For this exercise, repeat all of the material verbatim apart from its images.

§ **Data excerpt**:
%%

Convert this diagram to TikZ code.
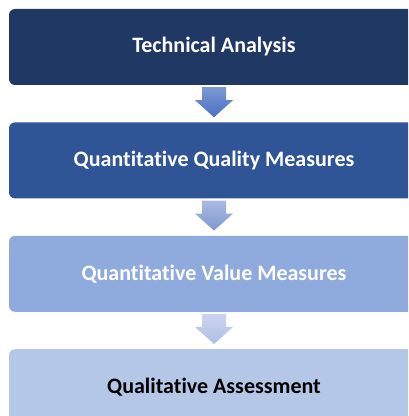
\documentclass[tikz,border=0pt]{standalone}
\usepackage{fontspec}
\setmainfont[Ligatures=NoCommon]{Carlito}
\usepackage{xcolor}
\definecolor{techc}{HTML}{203864}
\definecolor{qualc}{HTML}{2F5597}
\definecolor{valc}{HTML}{8FAADC}
\definecolor{assc}{HTML}{B4C7E7}
\definecolor{arrat}{HTML}{7D99D4}
\definecolor{arrab}{HTML}{4A70C2}
\definecolor{arrbt}{HTML}{AABAE1}
\definecolor{arrbb}{HTML}{7F98D0}
\definecolor{arrct}{HTML}{CCD5EF}
\definecolor{arrcb}{HTML}{AFBEE4}
\usetikzlibrary{positioning,calc}
\tikzset{
  stage/.style={rounded corners=6pt,minimum width=410pt,minimum height=76pt,inner sep=0pt,
    font=\fontsize{22}{26}\selectfont\bfseries,text=white},
}
\begin{document}
\begin{tikzpicture}[x=1pt,y=1pt]
  \useasboundingbox (0,0) rectangle (408,416);
  \clip (0,0) rectangle (408,416);
  \node[stage,fill=techc] (ta) at (214,369) {Technical Analysis};
  \node[stage,fill=qualc,below=37pt of ta] (qq) {Quantitative Quality Measures};
  \node[stage,fill=valc,below=37pt of qq] (qv) {Quantitative Value Measures};
  \node[stage,fill=assc,text=black,below=37pt of qv] (qa) {Qualitative Assessment};
  \foreach \a/\b/\ct/\cb in {ta/qq/arrat/arrab,qq/qv/arrbt/arrbb,qv/qa/arrct/arrcb}
    \shade[top color=\ct,bottom color=\cb]
      ($(\a.south)+(-12,-2)$) -- ($(\a.south)+(12,-2)$) -- ($(\b.north)+(12,22)$)
      -- ($(\b.north)+(19,22)$) -- ($(\b.north)+(0,5)$) -- ($(\b.north)+(-19,22)$)
      -- ($(\b.north)+(-12,22)$) -- cycle;
\end{tikzpicture}
\end{document}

%%

§ **Result of this task**:
Convert this diagram to TikZ code.
\documentclass[tikz,border=0pt]{standalone}
\usepackage{fontspec}
\setmainfont[Ligatures=NoCommon]{Carlito}
\usepackage{xcolor}
\definecolor{techc}{HTML}{203864}
\definecolor{qualc}{HTML}{2F5597}
\definecolor{valc}{HTML}{8FAADC}
\definecolor{assc}{HTML}{B4C7E7}
\definecolor{arrat}{HTML}{7D99D4}
\definecolor{arrab}{HTML}{4A70C2}
\definecolor{arrbt}{HTML}{AABAE1}
\definecolor{arrbb}{HTML}{7F98D0}
\definecolor{arrct}{HTML}{CCD5EF}
\definecolor{arrcb}{HTML}{AFBEE4}
\usetikzlibrary{positioning,calc}
\tikzset{
  stage/.style={rounded corners=6pt,minimum width=410pt,minimum height=76pt,inner sep=0pt,
    font=\fontsize{22}{26}\selectfont\bfseries,text=white},
}
\begin{document}
\begin{tikzpicture}[x=1pt,y=1pt]
  \useasboundingbox (0,0) rectangle (408,416);
  \clip (0,0) rectangle (408,416);
  \node[stage,fill=techc] (ta) at (214,369) {Technical Analysis};
  \node[stage,fill=qualc,below=37pt of ta] (qq) {Quantitative Quality Measures};
  \node[stage,fill=valc,below=37pt of qq] (qv) {Quantitative Value Measures};
  \node[stage,fill=assc,text=black,below=37pt of qv] (qa) {Qualitative Assessment};
  \foreach \a/\b/\ct/\cb in {ta/qq/arrat/arrab,qq/qv/arrbt/arrbb,qv/qa/arrct/arrcb}
    \shade[top color=\ct,bottom color=\cb]
      ($(\a.south)+(-12,-2)$) -- ($(\a.south)+(12,-2)$) -- ($(\b.north)+(12,22)$)
      -- ($(\b.north)+(19,22)$) -- ($(\b.north)+(0,5)$) -- ($(\b.north)+(-19,22)$)
      -- ($(\b.north)+(-12,22)$) -- cycle;
\end{tikzpicture}
\end{document}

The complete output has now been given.